→ **Aim**:
Reproduce all the lines exactly as they stand, apart from the pictures.

→ **Data excerpt**:

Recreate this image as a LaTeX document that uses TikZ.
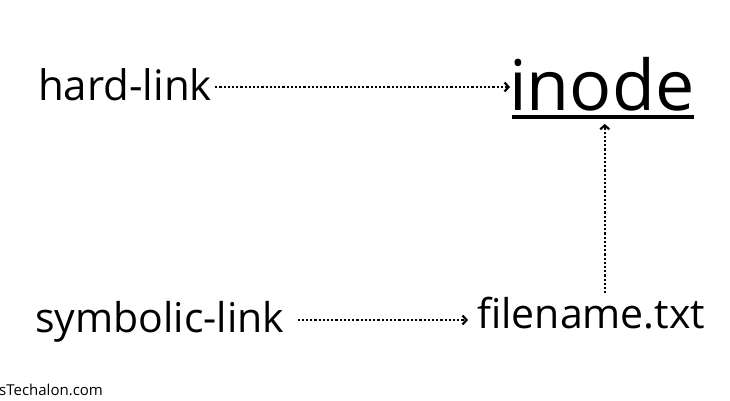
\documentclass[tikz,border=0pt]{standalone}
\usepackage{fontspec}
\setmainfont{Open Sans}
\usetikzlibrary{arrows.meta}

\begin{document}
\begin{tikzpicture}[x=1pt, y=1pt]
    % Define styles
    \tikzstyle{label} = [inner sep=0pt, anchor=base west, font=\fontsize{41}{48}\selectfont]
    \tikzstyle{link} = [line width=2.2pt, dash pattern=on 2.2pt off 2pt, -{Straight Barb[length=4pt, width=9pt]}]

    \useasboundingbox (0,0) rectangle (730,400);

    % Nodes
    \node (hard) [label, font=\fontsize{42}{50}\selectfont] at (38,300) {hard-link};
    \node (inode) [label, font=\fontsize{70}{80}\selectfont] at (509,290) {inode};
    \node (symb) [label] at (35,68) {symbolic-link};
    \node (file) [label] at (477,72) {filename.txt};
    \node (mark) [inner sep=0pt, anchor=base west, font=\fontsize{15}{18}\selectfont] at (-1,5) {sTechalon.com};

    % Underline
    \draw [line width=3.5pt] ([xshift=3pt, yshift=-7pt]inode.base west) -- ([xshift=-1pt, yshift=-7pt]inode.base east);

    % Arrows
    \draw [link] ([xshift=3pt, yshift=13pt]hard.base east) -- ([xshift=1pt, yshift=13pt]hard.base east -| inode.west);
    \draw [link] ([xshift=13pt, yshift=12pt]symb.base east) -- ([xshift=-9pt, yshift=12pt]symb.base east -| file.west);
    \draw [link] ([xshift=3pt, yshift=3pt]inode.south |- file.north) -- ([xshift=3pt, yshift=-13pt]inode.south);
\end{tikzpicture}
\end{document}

→ **Written solution**:
Recreate this image as a LaTeX document that uses TikZ.
\documentclass[tikz,border=0pt]{standalone}
\usepackage{fontspec}
\setmainfont{Open Sans}
\usetikzlibrary{arrows.meta}

\begin{document}
\begin{tikzpicture}[x=1pt, y=1pt]
    % Define styles
    \tikzstyle{label} = [inner sep=0pt, anchor=base west, font=\fontsize{41}{48}\selectfont]
    \tikzstyle{link} = [line width=2.2pt, dash pattern=on 2.2pt off 2pt, -{Straight Barb[length=4pt, width=9pt]}]

    \useasboundingbox (0,0) rectangle (730,400);

    % Nodes
    \node (hard) [label, font=\fontsize{42}{50}\selectfont] at (38,300) {hard-link};
    \node (inode) [label, font=\fontsize{70}{80}\selectfont] at (509,290) {inode};
    \node (symb) [label] at (35,68) {symbolic-link};
    \node (file) [label] at (477,72) {filename.txt};
    \node (mark) [inner sep=0pt, anchor=base west, font=\fontsize{15}{18}\selectfont] at (-1,5) {sTechalon.com};

    % Underline
    \draw [line width=3.5pt] ([xshift=3pt, yshift=-7pt]inode.base west) -- ([xshift=-1pt, yshift=-7pt]inode.base east);

    % Arrows
    \draw [link] ([xshift=3pt, yshift=13pt]hard.base east) -- ([xshift=1pt, yshift=13pt]hard.base east -| inode.west);
    \draw [link] ([xshift=13pt, yshift=12pt]symb.base east) -- ([xshift=-9pt, yshift=12pt]symb.base east -| file.west);
    \draw [link] ([xshift=3pt, yshift=3pt]inode.south |- file.north) -- ([xshift=3pt, yshift=-13pt]inode.south);
\end{tikzpicture}
\end{document}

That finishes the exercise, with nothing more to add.